En su libro El mal Rüdiger Safranski reproduce, a propósito de Hitler, una cita de Goethe: “En el curso de mi vida, he podido observar varios casos (de hombres). No son siempre los más distinguidos, ni por espíritu ni por talento y rara vez se acreditan por una bondad de corazón. Pero de su interior emana una fuerza increíble… “En este sentido, era Hitler un poder “demoniaco”. El austriaco magnetizaba. ¿Estaba detrás de él una sombra de Nietzsche y su pensamiento nihilista? Unas líneas le ponen en suerte: “Hay que lograr la energía enorme de la grandeza y la aniquilación de los millones de fracasados, a fin de que mediante el castigo y la aniquilación se configure el hombre del futuro”. Según Bauman, la destrucción de millones de seres humanos en la Alemana nazi fue posible, como Hitler lo deseaba, gracias a una administración moderna y eficiente, espíritu de invención científica, organización, técnica desarrollada…Los nazis cuidaron que el asesinato masivo fuera sistemático y racional. Los judíos fueron sus víctimas. Éstos eran los culpables de algo indescifrable pero entrevisto por él. Y planificó la matanza.

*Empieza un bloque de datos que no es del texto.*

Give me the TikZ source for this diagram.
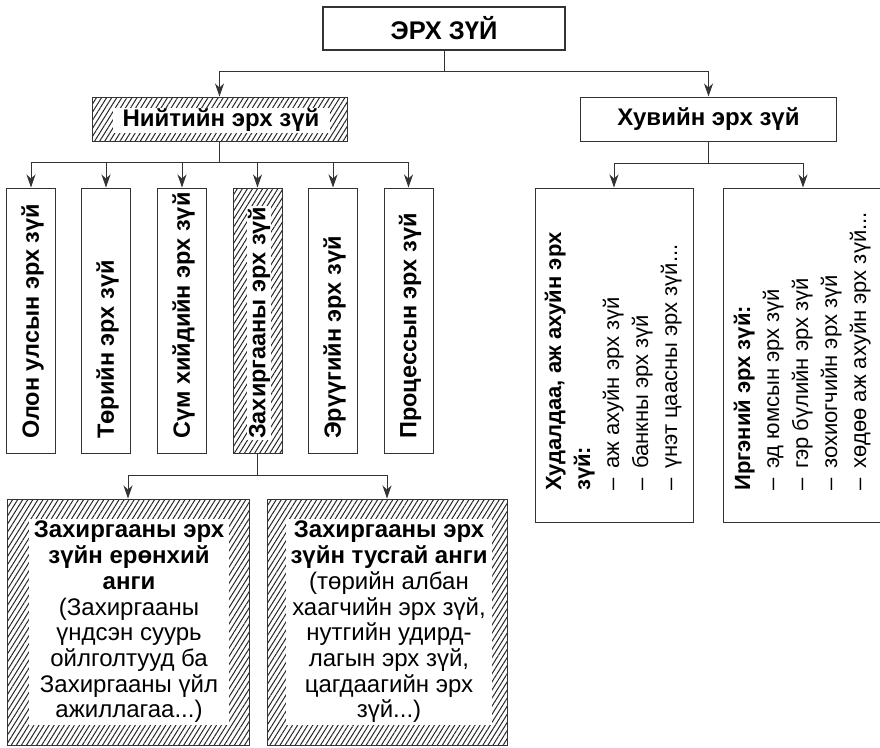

Como Trump, Hitler arribó al poder en medio de una crisis de la democracia. Con una energía equiparable a la del austriaco, se propuso aplastar a sus enemigos: los mexicanos a quienes escogió como sus chivos expiatorios. Este adorador del “becerro de oro” decide exterminarlos, y ya no en los crematorios, sino mediante el destierro. Trump finge desesperar del orden establecido y se erige en el gran redentor. La situación ilegal de millones de paisanos nuestros no le importa tanto: aspira a una depuración racial: no les concede ninguna dignidad. Como el sistema de Hitler, Trump viene a demostrar que es posible degradar esta dignidad, a una categoría de hombres, y eliminarlos como insectos.
Más allá de sus fronteras, Trump sabotea las empresas estadounidenses con sede en México con la excusa de que estamos despojando a sus súbditos de sus puestos de trabajo. El America First resume su retórica chauvinista, ahora se jacta de haber recuperado miles de empleos. Bien podría decir, como Gottfried Benn: “ser tonto y tener trabajo, ahí está la dicha”. Con sus pequeñas manos, grotescamente pequeñas, sobre la biblia jura la observancia de la constitución, pese a que tal disposición, como la Biblia misma, le es ajena. Trump quiere la guerra, primero contra nosotros, aunque también contra los musulmanes. Con mueca horrible, su mente sádica lee el decreto migratorio, con la misma que determina abolir el Obamacare que protege la salud de más de veinte millones de estadounidenses. Pues al parecer también éstos resultan ser sus enemigos.
Este nuevo inquisidor siembra el terror entre los nuestros que habitan en el ámbito de su reino, quienes ahora se esconden en sus casas, en los refugios que les ofrecen los templos o bien resisten en las ciudades santuario que por conveniencia los amparan. Aquellos a quienes logran atrapar sus esbirros abandonan el paraíso de la prosperidad con una mano atrás y otra adelante, a veces sin familia, solos, sin esperanza, con la tentación del suicidio. En su regreso tropiezan con una realidad más oscura que la persecución misma: un país que se pudre, con incontables fosas clandestinas, un cementerio inmenso, fruto amargo de una misteriosa lucha fratricida.
La impiedad de este hombre de piel blanca, ya ruinosa, se corresponde con la nuestra, la impiedad que reduce al ser humano a retacería de huesos que se agolpan en los huecos de una tierra destinada a florecer, pero ahora tan espeluznante como ese documental estremecedor de Alain Resnais, La noche y la niebla, que registra el exterminio nazi. Nosotros somos los nuevos judíos, acosados por el señor del muro, pero también, por nosotros, por nuestra inocultable miseria. Pues qué duda cabe que estamos gestando nuestro propio holocausto.